In what the Cypriot-Turkish-born American psychoanalyst Vamık Djemal Volkan calls “chosen glory,” Scottish nationalists proudly remember Robert the Bruce (1274-1329), who was crowned King of Scots at Scone in 1306, led the Wars of Scottish Independence against England (1296-1328), won a decisive victory in the Battle of Bannockburn in 1314, and oversaw the Declaration of Arbroath in 1320, a landmark document asserting Scotland’s right to be an independent kingdom, which was later recognized by the Papacy. In 1328 Robert the Bruce achieved the Treaty of Edinburgh–Northampton, in which England formally recognized Scotland’s independence. One of the key figures in the Wars of Scottish Independence was William Wallace (Mel Gibson’s Braveheart).

There followed several more bloody wars between Scotland and England. Ireland had already been conquered by the English Crown. In 1603 the Union of the Crowns finally joined the two nations under one king, James Charles Stuart, who was King James VI of Scotland and King James I of England and Ireland. In 1707 the Act of Union created the United Kingdom of Great Britain and Ireland. Even as Scots served in the British armed forces and mingled with Englishmen, however, they still had their unique Scottish identity; their accent often betrayed their ethnic difference. Each Scottish clan wore different kilts. The kilts of the Scottish soldiers and their bagpipes were the marks of their identity. The Scottish people had adopted the English language, but it was not their native Gaelic tongue.

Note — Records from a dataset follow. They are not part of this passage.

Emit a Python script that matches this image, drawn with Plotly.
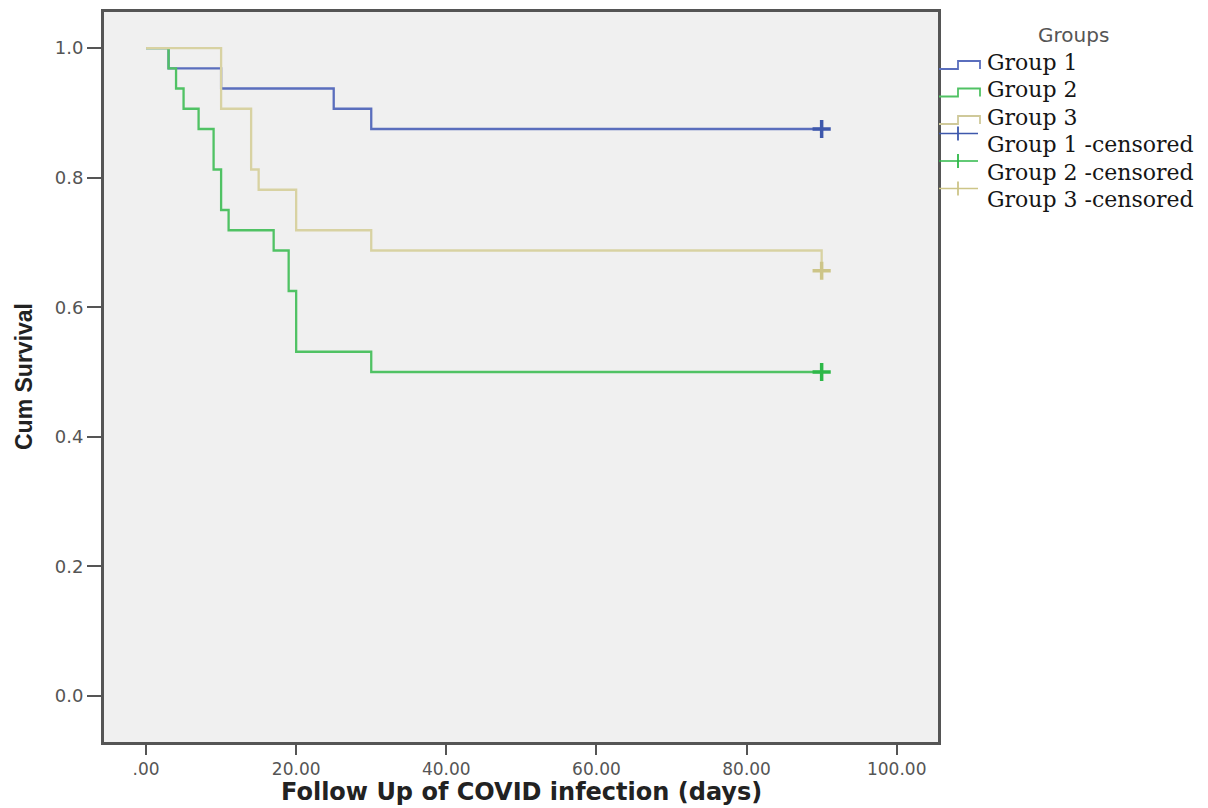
import plotly.graph_objects as go

# Kaplan-Meier step data (days, cumulative survival)
g1_days = [0, 3, 10, 25, 30, 90]
g1_surv = [1.0, 0.96875, 0.9375, 0.90625, 0.875, 0.875]

g2_days = [0, 3, 4, 5, 7, 9, 10, 11, 17, 19, 20, 30, 90]
g2_surv = [1.0, 0.96875, 0.9375, 0.90625, 0.875, 0.8125, 0.75, 0.71875, 0.6875, 0.625, 0.53125, 0.5, 0.5]

g3_days = [0, 10, 14, 15, 20, 30, 90]
g3_surv = [1.0, 0.90625, 0.8125, 0.78125, 0.71875, 0.6875, 0.65625]

cens_days = [90, 90, 90]
cens_surv = [0.875, 0.5, 0.65625]

x_tickvals = [0, 20, 40, 60, 80, 100]
x_ticktext = [".00", "20.00", "40.00", "60.00", "80.00", "100.00"]
y_tickvals = [0.0, 0.2, 0.4, 0.6, 0.8, 1.0]
y_ticktext = ["0.0", "0.2", "0.4", "0.6", "0.8", "1.0"]

names = ["Group 1", "Group 2", "Group 3"]
legend_labels = ["Group 1", "Group 2", "Group 3",
                 "Group 1 -censored", "Group 2 -censored", "Group 3 -censored"]

line_cols = ["#5a6ebd", "#50c264", "#d8d2a2"]
mark_cols = ["#3e58ac", "#2eb848", "#cdc588"]

# page body has an 8px margin; lay out in screen pixels then offset
OFF = 8
W, H = 1200, 800
L, R, T, B = 104 - OFF, 938 - OFF, 12 - OFF, 742 - OFF


def px(x):
    return (x - OFF - L) / (R - L)


def py(y):
    return (B - (y - OFF)) / (B - T)


fig = go.Figure()
for days, surv, col, nm in zip([g1_days, g2_days, g3_days], [g1_surv, g2_surv, g3_surv], line_cols, names):
    fig.add_trace(go.Scatter(x=days, y=surv, mode="lines", line=dict(shape="hv", color=col, width=2.3),
                             name=nm, showlegend=False))
for i in range(3):
    fig.add_trace(go.Scatter(x=[cens_days[i]], y=[cens_surv[i]], mode="markers",
                             marker=dict(symbol="cross-thin", size=13,
                                         line=dict(color=mark_cols[i], width=3.5)),
                             name=names[i] + " -censored", showlegend=False))

# manual legend (SPSS style)
shapes = []
annotations = []
row_y = [62, 89.5, 117, 144.5, 172, 199.5]
for i in range(3):
    yb = row_y[i] + 7
    yt = row_y[i] - 1
    path = "M {:.5f},{:.5f} L {:.5f},{:.5f} L {:.5f},{:.5f} L {:.5f},{:.5f} L {:.5f},{:.5f}".format(
        px(939), py(yb), px(958), py(yb), px(958), py(yt), px(980), py(yt), px(980), py(yb))
    shapes.append(dict(type="path", path=path, xref="paper", yref="paper",
                       line=dict(color=line_cols[i] if i != 2 else "#cfc99a", width=1.8)))
for i in range(3):
    yl = row_y[3 + i] - 11
    shapes.append(dict(type="line", xref="paper", yref="paper", x0=px(939), x1=px(978),
                       y0=py(yl), y1=py(yl), line=dict(color=mark_cols[i], width=1.5)))
    shapes.append(dict(type="line", xref="paper", yref="paper", x0=px(958), x1=px(958),
                       y0=py(yl - 7), y1=py(yl + 7), line=dict(color=mark_cols[i], width=1.8)))
for i, lab in enumerate(legend_labels):
    annotations.append(dict(text=lab, x=px(985), y=py(row_y[i]), xref="paper", yref="paper",
                            xanchor="left", yanchor="middle", showarrow=False,
                            font=dict(family="DejaVu Serif", size=22, color="#151515")))
annotations.append(dict(text="Groups", x=px(1073), y=py(35), xref="paper", yref="paper",
                        xanchor="center", yanchor="middle", showarrow=False,
                        font=dict(family="DejaVu Sans", size=20, color="#555")))
# axis titles
annotations.append(dict(text="<b>Follow Up of COVID infection (days)</b>", x=px(521), y=py(792),
                        xref="paper", yref="paper", xanchor="center", yanchor="middle",
                        showarrow=False, font=dict(family="DejaVu Sans", size=24, color="#222")))
annotations.append(dict(text="<b>Cum Survival</b>", x=px(24), y=py(377), textangle=-90,
                        xref="paper", yref="paper", xanchor="center", yanchor="middle",
                        showarrow=False, font=dict(family="Liberation Sans", size=23, color="#222")))

fig.update_layout(
    width=W, height=H,
    margin=dict(l=L, r=W - R, t=T, b=H - B),
    paper_bgcolor="white",
    plot_bgcolor="#f0f0f0",
    showlegend=False,
    shapes=shapes,
    annotations=annotations,
)
fig.update_xaxes(range=[-5.6, 105.5], tickvals=x_tickvals, ticktext=x_ticktext, automargin=False,
                 showgrid=False, zeroline=False, showline=True, mirror=True,
                 linecolor="#555", linewidth=3, ticks="outside", ticklen=10, tickwidth=2,
                 tickcolor="#555",
                 tickfont=dict(family="DejaVu Sans", size=17, color="#555"))
fig.update_yaxes(range=[-0.071, 1.0556], tickvals=y_tickvals, ticktext=y_ticktext, automargin=False,
                 showgrid=False, zeroline=False, showline=True, mirror=True,
                 linecolor="#555", linewidth=3, ticks="outside", ticklen=14, tickwidth=2,
                 tickcolor="#555",
                 tickfont=dict(family="DejaVu Sans", size=18, color="#555"))

fig.write_html("out.html")
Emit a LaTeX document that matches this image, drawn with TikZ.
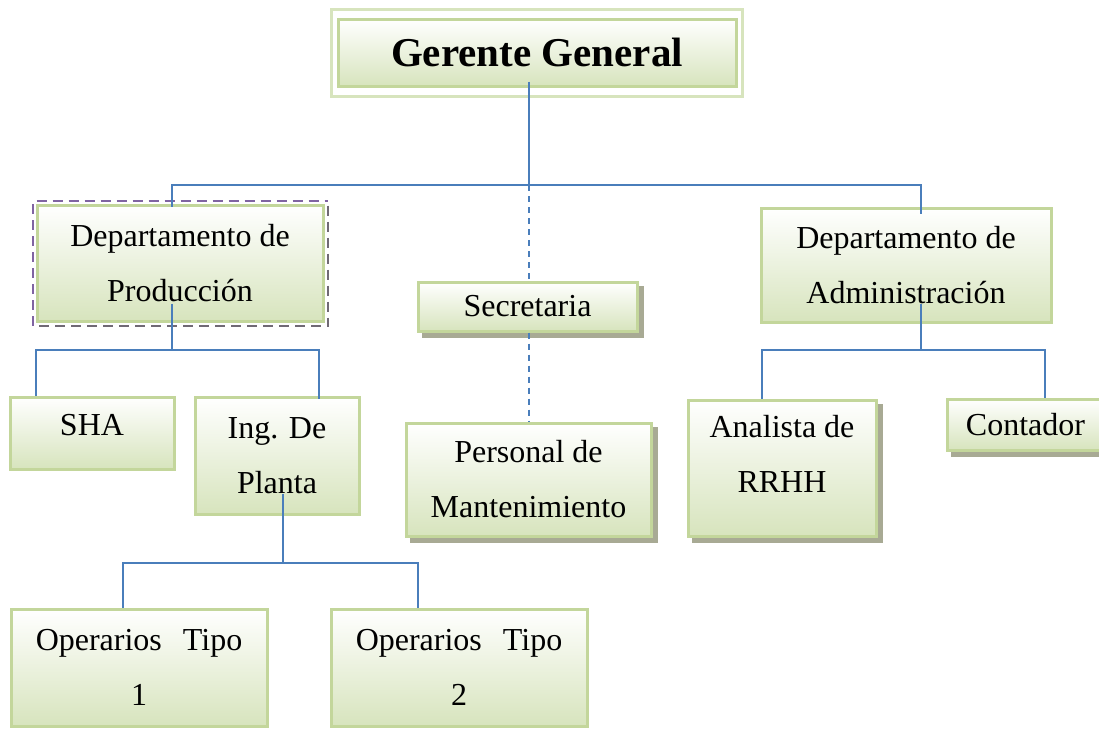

The Scottish referendum of September 2014 on separating from the United Kingdom, which the nationalist separatists lost by a a vote of 55.3% to 44.7%, seems to have been one of the most important events in Scottish history since the Union of the Crowns. In 2016, after the “Brexit” faction defeated the pro-Europeans by a small margin in the British referendum on leaving the European Union, nationalist Scottish leaders called for leaving Britain and staying in the E.U.

Nations have the same unconscious meaning for their adult members as the mother has for her child. The very word nation comes from the Latin word for birth, natio. Every person must go through a phase of separation and individuation from the infantile symbiosis with the mother in his or her early life. Some achieve their individuation successfully, because their mothers are able to let go of them. Some remain stuck in an infantile symbiotic relationship which they repeat wit their love objects throughout their lives. Could there be a psychological connection between the wish of the Scottish nationalists to separate from Mother England and their collective internal mother image, between their wish to secede from Great Britain and their unresolved self and identity issues?

We must be careful to distinguish between individual and collective psychology. In 2023 two Scottish psychologists published an interdisciplinary study of personality traits associated with the wish for Scottish independence. They had 430 subjects fill out a personality questionnaire and checked the results for the presence of xenophobia, “identification with all humanity” (IWAH) “universalism-tolerance,” openness, “right-wing authoritarianism” and “collective narcissism” in relation to the subjects’ attitudes toward Scottish independence. “Collective narcissism” was defined as “an unrealistic belief in national greatness: specifically, the belief that the nation is unfairly judged to be less great than the individual believes it to be.” They found that IWAH was a “predictor” of support for independence, “while xenophobia and right-wing authoritarianism were predictors of less favorable attitudes to independence.

These scholars thought that their findings “complemented previous research linking support for secessionist movements with non-nativist thinking and “positive” personality traits such as agreeableness and extroversion.” Most importantly, “collective narcissism was the strongest predictor of support for Scottish independence, hinting at a narcissistic distortion in secessionist thinking” (see here).

The connection between “collective narcissism,” meaning that the person felt Scotland to be a greater nation than it was allowed to be within Britain, and the need to secede hints at unresolved issues of separation and individuation that unconsciously give rise to the wish to secede. The Scottish story is fascinating. The psychoanalyst Vamık Djemal Volkan has demonstrated that large-group psychology is very different from individual psychology; but the need of the large group for clear boundaries may unconsciously echo the individual’s need for a self separate from that of the mother. There is also a subtle psychological fit between the leader’s narcissistic “mirroring” needs and the “idealizing” narcissism of his followers (see http://vamikvolkan.com/Large-Group-Psychology-in-Its-Own-Right.php).

Scottish nationalist history deserves a psychohistorical study. Like other European countries, and like England, Scotland has taken in large numbers of immigrants from the former colonies of Great Britain in Asia and Africa. Scotland’s population has changed so much that today its First Minister and the leader of the Scottish National Party is a Muslim named Humza Yousaf, born to Pakistani immigrants in 1985, who succeeded Nicola Sturgeon in 2023 after defeating Finance Minister Kate Forbes by roughly the same margin the pro-Brexit British voters had defeated the pro-European ones. His political plan is to treat the next UK general election as a “de facto referendum” on Scottish independence. If the pro-independence Scottish political parties win a majority of the Scottish seats in Westminster, that will be used as a mandate to ask for a referendum. One wonders what the medieval Scottish kings and clan chiefs, or Robert the Bruce and William Wallace, would have felt had they seen what modern Scotland is like.Since 1603 the British monarch has had royal castles in Scotland. The Royal Mile in Edinburgh separates Edinburgh Castle from Holyrood Palace, both of them properties of the British Crown. There is also Balmoral Castle in Aberdeenshire, a private property of King Charles III, where the British royal family goes on vacation, and where Charles like to wear a green kilt. Will Scotland break away from Mother England and join the European Union? Will the British royal family keep its palaces and castles in Scotland?